Here, we are satisfied from a consideration of the circumstances under which the disposal plant is operated that its function is proprietary rather than governmental. This conclusion is based on a number of reasons: that a
private corporation might supply the service equally as well, that the municipality derives a special benefit from the operation, that it concerns the sale of a service, that it is not supported by taxation and operates only for the limited segment of the community which subscribes to it on a rental basis. Accordingly, we hold to be error the trial court’s charge that as a matter of law the operation of a sewage disposal plant by the defendants herein was a governmental function. Had the court charged the proper rule, the jury might properly have found as negligence defendants’ failure to close the 18-ineh opening under the gate, especially in view of the fact that it had notice that children played in and around the plant area. Thus, the charge was prejudicial to the plaintiff’s cause and warrants reversal.

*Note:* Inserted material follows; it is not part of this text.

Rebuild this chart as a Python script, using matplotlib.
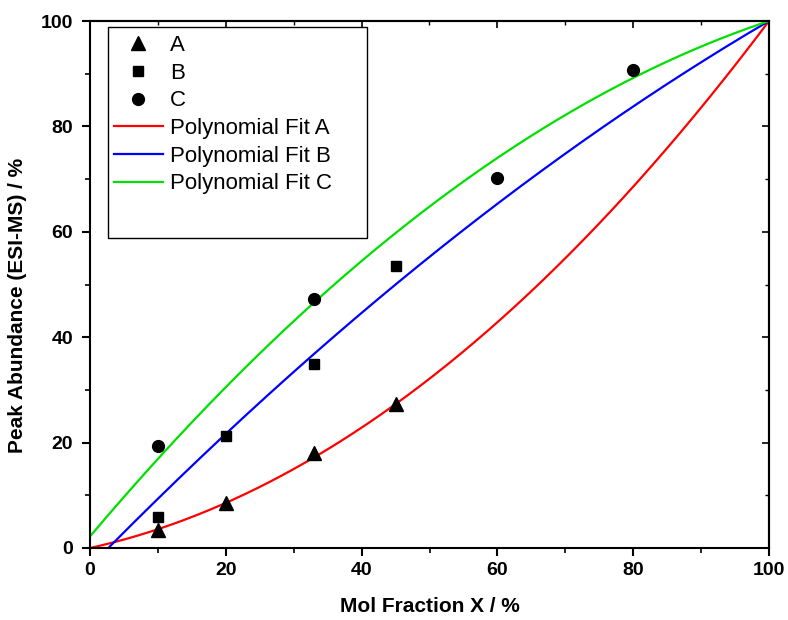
import numpy as np
import matplotlib
matplotlib.use("Agg")
import matplotlib.pyplot as plt
from matplotlib.ticker import MultipleLocator
from matplotlib.patches import Rectangle

plt.rcParams['font.family'] = ['Liberation Sans', 'DejaVu Sans']

# Data
xA = [10, 20, 33, 45]
yA = [3.5, 8.5, 18.0, 27.3]
xB = [10, 20, 33, 45]
yB = [5.8, 21.2, 35.0, 53.5]
xC = [10, 33, 60, 80]
yC = [19.4, 47.3, 70.3, 90.7]

# Polynomial fit coefficients (c0, c1, c2)
fitA = [0.0, 0.285, 0.00715]
fitB = [-3.532, 1.3158, -0.002805]
fitC = [2.2, 1.5255, -0.005475]

W, H = 788, 620
L, R, B, T = 90, 769, 548, 21
fig = plt.figure(figsize=(W/100, H/100), dpi=100)
ax = fig.add_axes([L/W, (H-B)/H, (R-L)/W, (B-T)/H])

ax.plot(xA, yA, linestyle='none', marker='^', color='black', markersize=10, label='A', zorder=3)
ax.plot(xB, yB, linestyle='none', marker='s', color='black', markersize=7.5, label='B', zorder=3)
ax.plot(xC, yC, linestyle='none', marker='o', color='black', markersize=8.5, label='C', zorder=3)

xs = np.linspace(0, 100, 400)
def poly(c, x):
    return c[0] + c[1]*x + c[2]*x**2
ax.plot(xs, poly(fitA, xs), color='#ff0000', lw=1.6, label='Polynomial Fit A', zorder=2)
ax.plot(xs, poly(fitB, xs), color='#0000ff', lw=1.6, label='Polynomial Fit B', zorder=2)
ax.plot(xs, poly(fitC, xs), color='#00e000', lw=1.6, label='Polynomial Fit C', zorder=2)

ax.set_xlim(0, 100)
ax.set_ylim(0, 100)
ax.xaxis.set_major_locator(MultipleLocator(20))
ax.xaxis.set_minor_locator(MultipleLocator(10))
ax.yaxis.set_major_locator(MultipleLocator(20))
ax.yaxis.set_minor_locator(MultipleLocator(10))

for s in ax.spines.values():
    s.set_linewidth(1.5)

ax.tick_params(axis='both', which='major', direction='out', length=6, width=1.5,
               labelsize=14, pad=4)
ax.tick_params(axis='y', which='major', pad=6)
ax.tick_params(axis='both', which='minor', direction='out', length=3.5, width=1.2)
for lab in ax.get_xticklabels() + ax.get_yticklabels():
    lab.set_fontweight('bold')

# top/right inward ticks
axt = ax.secondary_xaxis('top')
axt.xaxis.set_major_locator(MultipleLocator(20))
axt.xaxis.set_minor_locator(MultipleLocator(10))
axt.tick_params(which='major', direction='in', length=5, width=1.2, labeltop=False)
axt.tick_params(which='minor', direction='in', length=3, width=1.0)
axr = ax.secondary_yaxis('right')
axr.yaxis.set_major_locator(MultipleLocator(20))
axr.yaxis.set_minor_locator(MultipleLocator(10))
axr.tick_params(which='major', direction='in', length=5, width=1.2, labelright=False)
axr.tick_params(which='minor', direction='in', length=3, width=1.0)
axt.spines['top'].set_linewidth(1.5)
axr.spines['right'].set_linewidth(1.5)

ax.set_xlabel('Mol Fraction X / %', fontsize=15, fontweight='bold', va='center')
ax.xaxis.set_label_coords(0.5, (B-607)/(B-T))
ax.set_ylabel('Peak Abundance (ESI-MS) / %', fontsize=15, fontweight='bold', va='center')
ax.yaxis.set_label_coords((18-L)/(R-L), (B-305)/(B-T))

# legend
leg = ax.legend(loc='upper left', bbox_to_anchor=((114-L)/(R-L), 1 - (35-T)/(B-T)), fontsize=16,
                frameon=False, borderpad=0.0,
                handlelength=2.2, handletextpad=0.32, labelspacing=0.3, borderaxespad=0)
frame = Rectangle(((108-L)/(R-L), (B-238)/(B-T)), (367-108)/(R-L), (238-27)/(B-T),
                  transform=ax.transAxes, facecolor='white', edgecolor='black', lw=1.0, zorder=4)
ax.add_patch(frame)
leg.set_zorder(5)

fig.savefig('out.png', dpi=100)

The charge is subject to further objection to that portion whereby the jury was permitted to take into consideration on the question of the defendants’ liability the alleged failure of the plaintiff, the decedent’s father, to take adequate precautions to guard against a mishap to his child, it is settled that contributory negligence on the part of the surviving next-of-kin of a decedent is not imputable to the decedent and will not defeat an action under the Death Act. Basledo v. Frailey, 109 N. J. L. 390 (E. & A. 1932). The effect of the trial court’s instruction was to impute to the father as representative of the decedent’s next-of-kin any contributory negligence which might be attributable to him as an individual. This was error.
For Ihe reasons herein stated the judgment is reversed and the cause remanded for a new trial on all issues.